Determine how many lines hold "page" and give only that number.

• _TASK DATA_:

■ ■ ■ ■

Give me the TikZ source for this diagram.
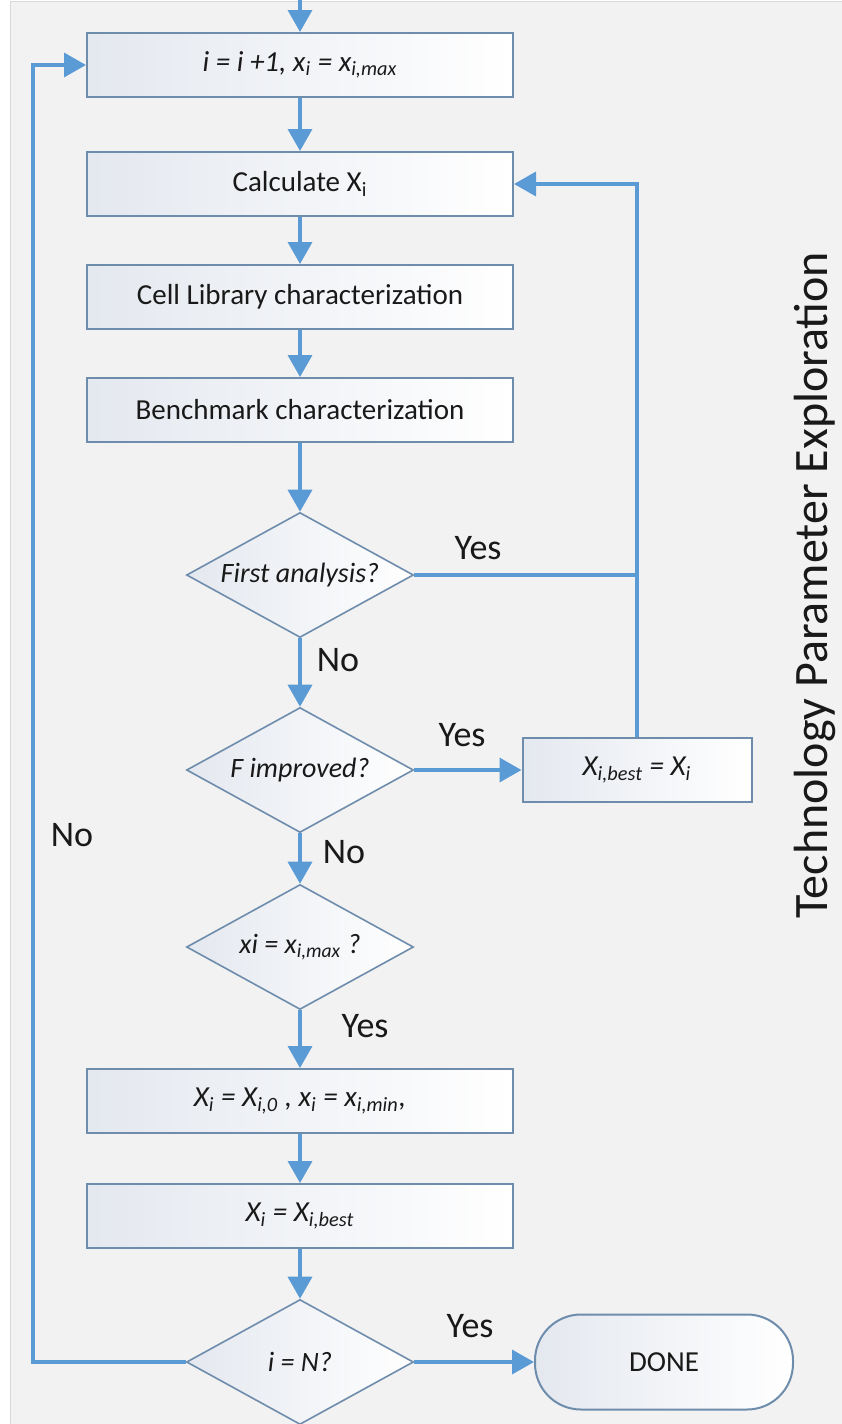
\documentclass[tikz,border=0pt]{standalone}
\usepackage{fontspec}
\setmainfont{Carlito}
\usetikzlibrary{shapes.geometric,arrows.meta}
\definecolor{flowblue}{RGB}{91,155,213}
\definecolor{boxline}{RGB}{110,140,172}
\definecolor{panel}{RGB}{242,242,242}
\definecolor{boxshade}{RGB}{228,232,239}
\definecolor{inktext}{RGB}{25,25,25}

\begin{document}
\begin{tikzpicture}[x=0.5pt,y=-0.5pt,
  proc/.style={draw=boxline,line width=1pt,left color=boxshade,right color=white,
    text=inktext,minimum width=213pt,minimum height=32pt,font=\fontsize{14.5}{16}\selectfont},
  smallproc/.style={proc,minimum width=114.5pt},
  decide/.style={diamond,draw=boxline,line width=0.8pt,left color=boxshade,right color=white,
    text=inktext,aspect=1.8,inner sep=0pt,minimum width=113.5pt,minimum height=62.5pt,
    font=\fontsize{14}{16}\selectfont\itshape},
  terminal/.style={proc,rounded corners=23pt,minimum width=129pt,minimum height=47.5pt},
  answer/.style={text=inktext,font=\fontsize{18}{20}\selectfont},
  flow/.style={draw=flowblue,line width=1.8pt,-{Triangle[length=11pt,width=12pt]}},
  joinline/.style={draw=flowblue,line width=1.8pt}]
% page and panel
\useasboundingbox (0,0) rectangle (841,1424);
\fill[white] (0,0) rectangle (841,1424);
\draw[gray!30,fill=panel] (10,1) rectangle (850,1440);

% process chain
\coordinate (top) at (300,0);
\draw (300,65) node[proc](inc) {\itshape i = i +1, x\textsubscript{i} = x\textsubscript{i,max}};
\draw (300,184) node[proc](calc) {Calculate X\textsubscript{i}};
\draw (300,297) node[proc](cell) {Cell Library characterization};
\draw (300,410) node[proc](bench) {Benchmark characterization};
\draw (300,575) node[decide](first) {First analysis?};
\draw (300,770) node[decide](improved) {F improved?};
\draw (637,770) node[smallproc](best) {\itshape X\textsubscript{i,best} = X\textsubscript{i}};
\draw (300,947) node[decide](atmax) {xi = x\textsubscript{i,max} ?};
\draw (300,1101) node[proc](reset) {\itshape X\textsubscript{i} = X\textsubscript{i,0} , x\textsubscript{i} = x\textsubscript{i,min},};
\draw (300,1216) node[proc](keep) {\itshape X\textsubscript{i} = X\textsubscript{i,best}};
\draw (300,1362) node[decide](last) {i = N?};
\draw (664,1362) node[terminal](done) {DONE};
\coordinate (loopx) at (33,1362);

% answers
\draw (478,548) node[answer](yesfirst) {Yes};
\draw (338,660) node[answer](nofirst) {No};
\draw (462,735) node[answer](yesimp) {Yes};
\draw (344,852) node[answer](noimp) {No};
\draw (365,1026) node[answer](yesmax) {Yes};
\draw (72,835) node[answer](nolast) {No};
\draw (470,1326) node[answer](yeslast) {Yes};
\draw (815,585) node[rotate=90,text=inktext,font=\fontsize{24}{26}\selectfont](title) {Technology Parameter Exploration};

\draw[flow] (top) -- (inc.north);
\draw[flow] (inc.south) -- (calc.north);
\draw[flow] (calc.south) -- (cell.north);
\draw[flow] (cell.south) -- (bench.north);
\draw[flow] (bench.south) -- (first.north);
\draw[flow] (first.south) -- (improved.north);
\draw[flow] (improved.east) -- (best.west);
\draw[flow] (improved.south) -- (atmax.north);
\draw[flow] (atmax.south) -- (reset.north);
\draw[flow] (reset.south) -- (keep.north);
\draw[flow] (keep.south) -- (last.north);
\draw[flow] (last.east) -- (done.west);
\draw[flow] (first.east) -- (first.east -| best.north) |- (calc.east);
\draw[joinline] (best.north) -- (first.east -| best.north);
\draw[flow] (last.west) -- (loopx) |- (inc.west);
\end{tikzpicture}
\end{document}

■ ■ ■ ■

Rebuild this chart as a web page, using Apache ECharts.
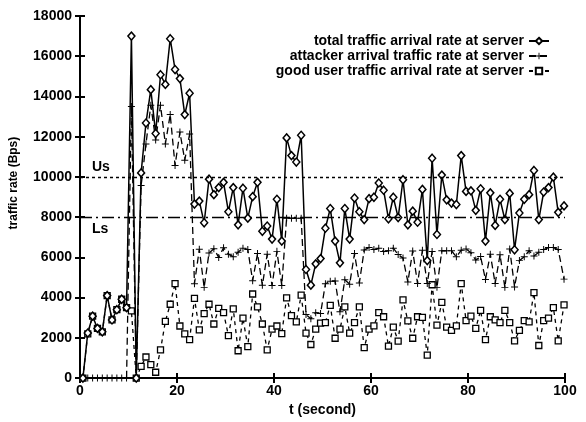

■ ■ ■ ■

• _RESULT OF THE EXERCISE_:
2